Over the weeks, months, and years, she became the best friend I ever had. Pathological as it sounds, except for when she packed up her station wagon and went to her place in the mountains for five excruciating weeks each summer, not a day went by where one of us didn’t call or see the other. We went grocery shopping together and bathing suit shopping together. We ate lunches at her house and dinners at mine. And I never tired of her. Ever.

As the boys’ grew older, her son grew heavier while mine grew lean. Hers preferred to stay in his pajamas and watch television while mine was up and at ‘em with a “sproing” in his every step. We tried to hold them together – even forced them to play together – but theirs was a friendship born out of our desire for things to stay the same.

"slowly withering away" by megyarsh @flickr.com

One day, I’m not exactly sure when it happened, but I realized our friendship was unraveling. Once, we had once joked that we were Frog and Toad, the infamous amphibian duo created in a series of children’s books by Arnold Lobel, but suddenly, it just didn’t feel good anyone. Actually, that isn’t quite true. It wasn’t sudden at all. There had been a series of transgressions on both sides. Years of hurt feelings that had never been addressed. What makes relationships end?

One cold, gray day, in the midst of my internal drama, I visited the tailor to have a few dresses altered. It was an errand that had been on my to-do list for a long time, and I felt good about finally taking the action step. I pulled my turtleneck over my head and alternated from one outfit to the next as the tailor marked the soon-to-be new hemlines with a special chalky-white line.

That night, as I went through my regular routine – brush teeth, wash face, remove watch, remove earrings – I realized one of my earrings was missing. They had been a fabulous pair, antique looking and sparkly, with just the right kind of clasp to keep them from slipping out of my ears. My friend had bought them for me years earlier, and the gesture showed that she knew me perfectly: my taste that favors pretty, old, one-of-a-kinds over anything hip and new and now; she even understood my quirky earlobes that refuse to retain wires or studs. Purchased for no good reason, they were simply “just because,” and I had worn them every day for years.

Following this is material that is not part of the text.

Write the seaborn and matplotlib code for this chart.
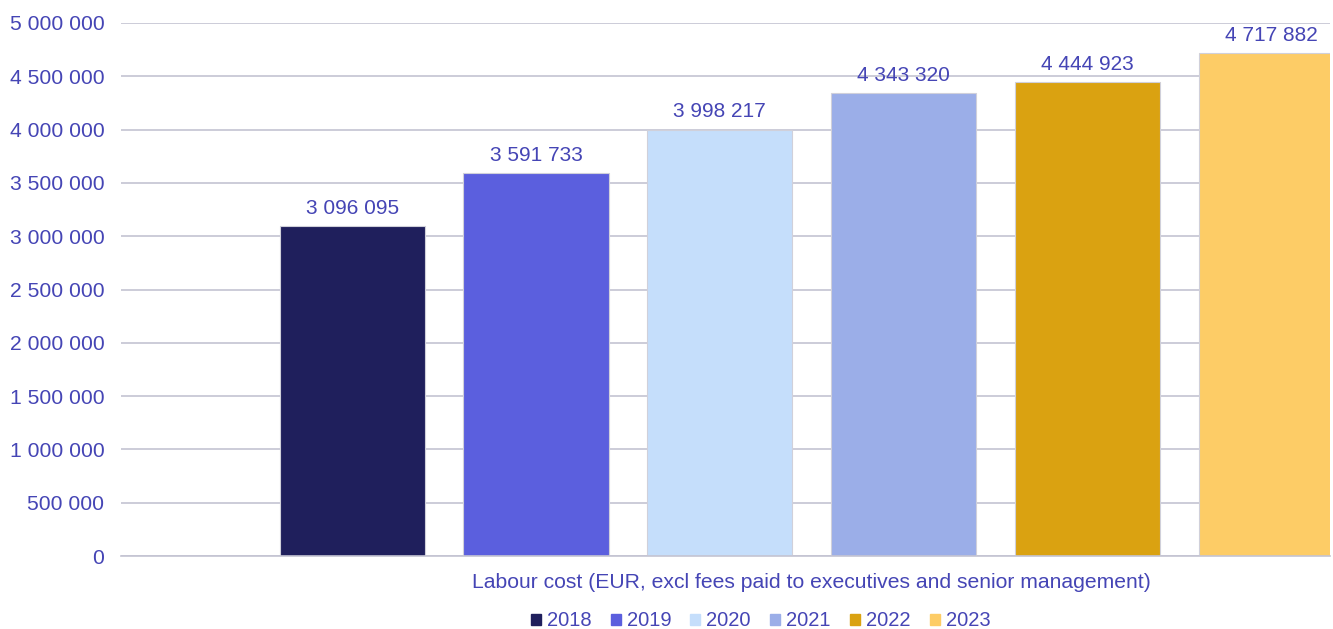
import matplotlib
matplotlib.use("Agg")
import matplotlib.pyplot as plt
import seaborn as sns
import pandas as pd
from matplotlib.ticker import FuncFormatter

category = ["Labour cost (EUR, excl fees paid to executives and senior management)"]
years = ["2018", "2019", "2020", "2021", "2022", "2023"]
values = [3096095, 3591733, 3998217, 4343320, 4444923, 4717882]
colors = ["#1F1F5C", "#5B5FDE", "#C5DEFB", "#9BAEE8", "#DAA211", "#FDCC66"]

df = pd.DataFrame({"category": category * len(years), "year": years, "value": values})

sns.set_theme(style="white")
plt.rcParams["font.family"] = ["Liberation Sans", "DejaVu Sans"]
txt = "#4545B5"

fig = plt.figure(figsize=(13.33, 6.29), dpi=100)
ax = fig.add_axes([121/1333, 1-556/629, (1330-121)/1333, (556-23)/629])

sns.barplot(data=df, x="category", y="value", hue="year", palette=colors,
            saturation=1, width=0.8, gap=0.21, ax=ax, edgecolor="#D0D0DA",
            linewidth=0.8, legend=True)

for c in ax.containers:
    ax.bar_label(c, labels=[f"{int(v):,}".replace(",", " ") for v in c.datavalues],
                 padding=6, color=txt, fontsize=15)

ax.set_ylim(0, 5000000)
ax.set_xlim(-0.501, 0.376)
ax.set_yticks(range(0, 5000001, 500000))
ax.yaxis.set_major_formatter(FuncFormatter(lambda v, p: f"{int(v):,}".replace(",", " ")))
ax.yaxis.grid(True, color="#C4C4D2", linewidth=1.2)
ax.set_axisbelow(True)
for s in ["top", "right", "left"]:
    ax.spines[s].set_visible(False)
ax.spines["bottom"].set_color("#C4C4D2")
ax.spines["bottom"].set_linewidth(1.2)
ax.tick_params(axis="y", colors=txt, labelsize=15.2, length=0, pad=12)
ax.tick_params(axis="x", colors=txt, labelsize=15.2, length=0, pad=12)
ax.set_xlabel("")
ax.set_ylabel("")

ax.get_legend().remove()
handles = [plt.Rectangle((0, 0), 1, 1, color=c) for c in colors]
fig.legend(handles, years, loc="center", bbox_to_anchor=(760.5/1333, 1-621/629),
           ncol=6, frameon=False, fontsize=14.5, labelcolor=txt,
           handlelength=0.5, handleheight=0.5, handletextpad=0.3, columnspacing=0.95)

fig.savefig("out.png", dpi=100)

That night, I barely slept. I was sure somewhere on that tailor’s floor my earring was camouflaged amidst straight pins, stray threads, and lint. Early the next morning, I called the tailor, a stout man who spoke broken English with a heavy Russian accent. He shouted “no understand” and hung up on me. Pulling on my winter coat, I returned to his shop and got down on my hands and knees, searching frantically for my favorite earring. I showed him its lonely partner, cupped in my palm, and he looked through the lost and found pile, cluttered with other people’s lost trinkets. When he gestured toward the vacuum cleaner, I jumped at the chance. Of course, I reasoned, the earring had been sucked up inside the vacuum cleaner. I confidently ripped open the dusty bag.

It wasn’t there.

As the tailor’s door shut behind me with a thud-slam, I knew it was gone. Yes, the earring, but also the friendship. I had to stop searching for it and let it go. Buddha said: “There is no peace in the world until you find peace within yourself in this moment.” I am not angry with my old friend; there is nothing to forgive. No one did anything terrible, but our relationship had become something confused for friendship. I’d be lying if I said the loss wasn’t difficult. Detox is never easy; ask any addict. And she and I, we had a ten-year habit.